Grupos ambientalistas elogiaram a ação repressiva, mas os moradores de Bangun, uma ilha de Java, dizem que restringir o lixo de países como Estados Unidos, Canadá e Austrália vai acabar com uma fonte de receita vital. "Se eles vão proibir-nos de o fazer, tem de haver uma solução. O governo não nos proporcionou empregos", disse Heri Masud ao fazer uma pausa na triagem de lixo empilhado ao redor da aldeia de 3.600 pessoas.

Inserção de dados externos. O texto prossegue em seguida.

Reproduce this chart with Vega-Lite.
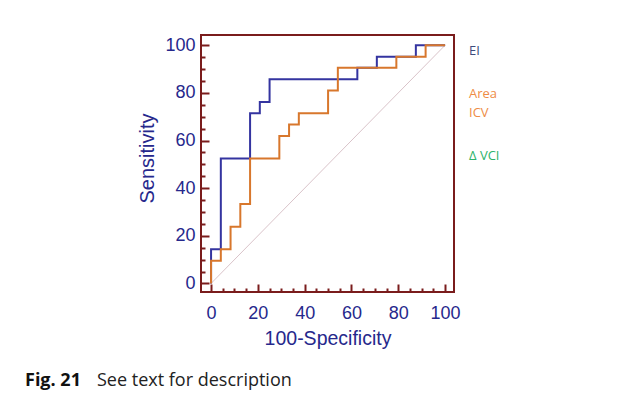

As frentes e os quintais das casas em Bangun transbordam com lixo em terras que já foram usadas para cultivar arroz. Os habitantes procuram plástico e alumínio para vender a empresas de reciclagem. Os fabricantes de tofu também compram resíduos para queimar como combustível ao fazer os alimentos à base de soja.

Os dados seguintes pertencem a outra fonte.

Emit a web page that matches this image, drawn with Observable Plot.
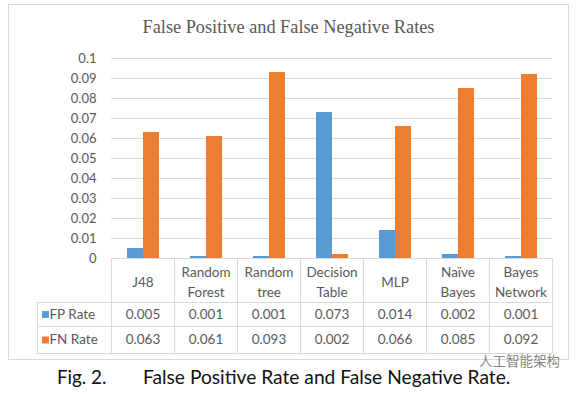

Masud disse que o dinheiro da separação do lixo é usado para financiar atividades como o envio de aldeões na peregrinação de Haj aos locais mais sagrados do islão na Arábia Saudita. "Todos os anos, 17-20 pessoas desta aldeia vão numa Haj. Isso é financiado a partir desses resíduos", disse.

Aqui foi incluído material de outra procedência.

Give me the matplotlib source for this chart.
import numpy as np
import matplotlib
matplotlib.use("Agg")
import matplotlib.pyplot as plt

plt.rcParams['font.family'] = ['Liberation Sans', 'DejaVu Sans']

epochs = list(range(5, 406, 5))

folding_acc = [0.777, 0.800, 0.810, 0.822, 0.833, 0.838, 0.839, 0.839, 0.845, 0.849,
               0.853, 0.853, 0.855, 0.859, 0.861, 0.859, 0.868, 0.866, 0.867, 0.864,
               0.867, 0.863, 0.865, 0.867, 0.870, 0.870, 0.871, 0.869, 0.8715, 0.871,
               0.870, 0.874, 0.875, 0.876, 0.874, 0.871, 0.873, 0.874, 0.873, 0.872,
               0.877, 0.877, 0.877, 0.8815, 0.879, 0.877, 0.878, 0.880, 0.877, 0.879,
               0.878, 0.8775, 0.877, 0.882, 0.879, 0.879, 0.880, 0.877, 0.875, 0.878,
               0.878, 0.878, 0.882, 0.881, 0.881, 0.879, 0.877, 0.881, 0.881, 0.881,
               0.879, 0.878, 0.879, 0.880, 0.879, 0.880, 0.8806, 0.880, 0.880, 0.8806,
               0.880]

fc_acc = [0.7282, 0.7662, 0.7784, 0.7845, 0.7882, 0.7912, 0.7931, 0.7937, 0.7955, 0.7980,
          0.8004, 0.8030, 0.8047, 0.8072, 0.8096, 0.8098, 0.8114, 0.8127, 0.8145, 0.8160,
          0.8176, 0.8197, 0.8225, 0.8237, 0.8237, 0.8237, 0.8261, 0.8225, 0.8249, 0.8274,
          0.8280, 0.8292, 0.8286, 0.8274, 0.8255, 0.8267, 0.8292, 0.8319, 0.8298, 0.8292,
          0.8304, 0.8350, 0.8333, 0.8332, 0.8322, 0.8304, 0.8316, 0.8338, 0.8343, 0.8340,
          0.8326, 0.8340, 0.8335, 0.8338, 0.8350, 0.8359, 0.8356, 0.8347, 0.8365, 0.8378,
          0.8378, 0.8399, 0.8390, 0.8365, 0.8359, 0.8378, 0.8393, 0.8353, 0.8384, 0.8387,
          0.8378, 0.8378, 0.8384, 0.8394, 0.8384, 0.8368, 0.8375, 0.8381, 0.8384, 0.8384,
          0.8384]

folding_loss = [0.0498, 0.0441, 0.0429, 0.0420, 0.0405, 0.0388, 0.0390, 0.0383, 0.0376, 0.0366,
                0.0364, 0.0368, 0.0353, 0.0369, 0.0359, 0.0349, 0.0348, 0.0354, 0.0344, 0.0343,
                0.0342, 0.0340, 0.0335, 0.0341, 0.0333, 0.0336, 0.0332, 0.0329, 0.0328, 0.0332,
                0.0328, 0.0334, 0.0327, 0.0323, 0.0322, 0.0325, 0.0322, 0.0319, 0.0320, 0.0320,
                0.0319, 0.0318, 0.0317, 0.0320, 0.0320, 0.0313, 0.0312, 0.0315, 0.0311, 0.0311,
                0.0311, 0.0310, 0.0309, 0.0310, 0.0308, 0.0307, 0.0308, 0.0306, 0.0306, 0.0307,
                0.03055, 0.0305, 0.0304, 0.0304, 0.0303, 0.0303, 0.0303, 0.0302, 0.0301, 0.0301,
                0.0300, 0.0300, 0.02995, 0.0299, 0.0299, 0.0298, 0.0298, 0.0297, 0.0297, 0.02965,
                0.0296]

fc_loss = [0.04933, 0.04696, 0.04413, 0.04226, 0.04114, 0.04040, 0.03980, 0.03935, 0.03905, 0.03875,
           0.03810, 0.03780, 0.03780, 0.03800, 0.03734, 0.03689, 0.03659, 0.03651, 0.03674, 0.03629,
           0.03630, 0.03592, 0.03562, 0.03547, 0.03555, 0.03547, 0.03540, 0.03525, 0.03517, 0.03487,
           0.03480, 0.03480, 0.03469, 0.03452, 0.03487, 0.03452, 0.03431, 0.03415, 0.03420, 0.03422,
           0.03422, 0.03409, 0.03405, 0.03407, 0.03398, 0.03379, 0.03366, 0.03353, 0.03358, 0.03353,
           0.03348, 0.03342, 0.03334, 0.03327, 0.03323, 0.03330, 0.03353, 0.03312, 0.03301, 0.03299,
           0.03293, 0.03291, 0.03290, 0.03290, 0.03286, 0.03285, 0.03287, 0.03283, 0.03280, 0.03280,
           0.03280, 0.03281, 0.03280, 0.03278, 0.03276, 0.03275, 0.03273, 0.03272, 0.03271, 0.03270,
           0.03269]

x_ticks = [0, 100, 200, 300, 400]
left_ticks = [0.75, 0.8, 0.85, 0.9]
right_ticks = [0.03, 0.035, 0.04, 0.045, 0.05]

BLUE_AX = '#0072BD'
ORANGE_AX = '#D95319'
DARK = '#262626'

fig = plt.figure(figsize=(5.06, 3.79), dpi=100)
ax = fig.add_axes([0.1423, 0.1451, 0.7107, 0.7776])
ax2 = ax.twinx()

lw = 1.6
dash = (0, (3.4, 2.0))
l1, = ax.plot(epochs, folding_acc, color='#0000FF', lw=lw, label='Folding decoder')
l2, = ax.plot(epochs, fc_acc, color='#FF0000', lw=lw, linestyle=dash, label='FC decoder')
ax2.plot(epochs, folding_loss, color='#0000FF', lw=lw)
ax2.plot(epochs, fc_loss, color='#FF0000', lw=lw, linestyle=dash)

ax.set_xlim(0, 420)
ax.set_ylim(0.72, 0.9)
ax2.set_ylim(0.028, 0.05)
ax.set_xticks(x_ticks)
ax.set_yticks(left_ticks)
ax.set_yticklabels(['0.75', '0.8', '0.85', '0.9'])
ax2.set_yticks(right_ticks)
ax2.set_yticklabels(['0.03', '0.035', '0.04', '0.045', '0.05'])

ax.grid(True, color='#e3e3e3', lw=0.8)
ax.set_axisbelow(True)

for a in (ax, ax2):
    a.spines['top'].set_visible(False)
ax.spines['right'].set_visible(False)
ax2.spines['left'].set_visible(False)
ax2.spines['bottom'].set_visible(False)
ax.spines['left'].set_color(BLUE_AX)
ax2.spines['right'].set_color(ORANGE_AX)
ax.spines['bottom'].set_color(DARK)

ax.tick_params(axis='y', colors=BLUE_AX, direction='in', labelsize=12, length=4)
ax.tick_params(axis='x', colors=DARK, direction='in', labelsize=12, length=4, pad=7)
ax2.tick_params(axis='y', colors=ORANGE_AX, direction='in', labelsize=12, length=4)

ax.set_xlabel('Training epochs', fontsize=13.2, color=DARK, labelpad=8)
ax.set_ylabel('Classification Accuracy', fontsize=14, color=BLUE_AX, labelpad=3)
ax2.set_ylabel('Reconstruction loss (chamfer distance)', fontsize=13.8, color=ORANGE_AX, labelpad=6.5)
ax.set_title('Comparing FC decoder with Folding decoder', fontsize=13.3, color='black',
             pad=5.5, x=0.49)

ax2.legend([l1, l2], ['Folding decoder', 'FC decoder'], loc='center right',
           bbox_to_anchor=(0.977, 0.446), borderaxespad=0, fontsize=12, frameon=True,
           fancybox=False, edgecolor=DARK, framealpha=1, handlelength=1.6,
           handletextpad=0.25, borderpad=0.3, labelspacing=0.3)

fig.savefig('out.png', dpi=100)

Salam, de 54 anos, disse que o lixo reciclado pagou os estudos dos seus filhos, e também comprou uma casa para a sua família e gado. "Tenho nove cabras agora", disse Salam, que trabalha como intermediário de resíduos entre os camponeses e uma fábrica de papel próxima e diz que o seu trabalho é mais fácil do que a agricultura.

Embora possa ser mais lucrativo, as pilhas de lixo são uma ameaça à saúde dos moradores, dizem ambientalistas. Uma investigação do grupo ambientalista ECOTON descobriu que os microplásticos haviam poluído a água subterrânea em Bangun e no vizinho rio Brantas, usado para beber água por 5 milhões de pessoas na região.

A Indonésia importou 283.000 toneladas de resíduos plásticos no ano passado, um aumento de 141% em relação ao ano anterior. O país é o segundo maior contribuinte de poluentes plásticos nos oceanos do mundo, de acordo com um estudo realizado em 2015.

Os resíduos domésticos também são um problema. A Indonésia gera 105.000 toneladas de resíduos sólidos urbanos todos os dias nas áreas urbanas, sendo que apenas 15% são reciclados, informa um relatório do Banco Mundial datado de junho. Muitos aterros sanitários urbanos estão perto da capacidade total e as praias de todo o arquipélago estão muitas vezes cheias de lixo.

"Já sabemos que a Indonésia está poluída, e agora a América está a acrescentar o seu lixo", disse Prigi Arisandi, diretor executivo da ECOTON, num recente protesto diante do consulado geral dos EUA em Surabaya, no leste de Java.

A Indonésia lançou um plano para reduzir em 70% o lixo plástico nos mares até 2025, comprometendo-se a gastar mil milhões de dólares, mas não é claro o progresso realizado até agora. O governo está atrasado na implantação de estações de co-geração de energia, enquanto um plano para impor um imposto sobre os sacos de plástico enfrenta forte oposição da indústria do plástico.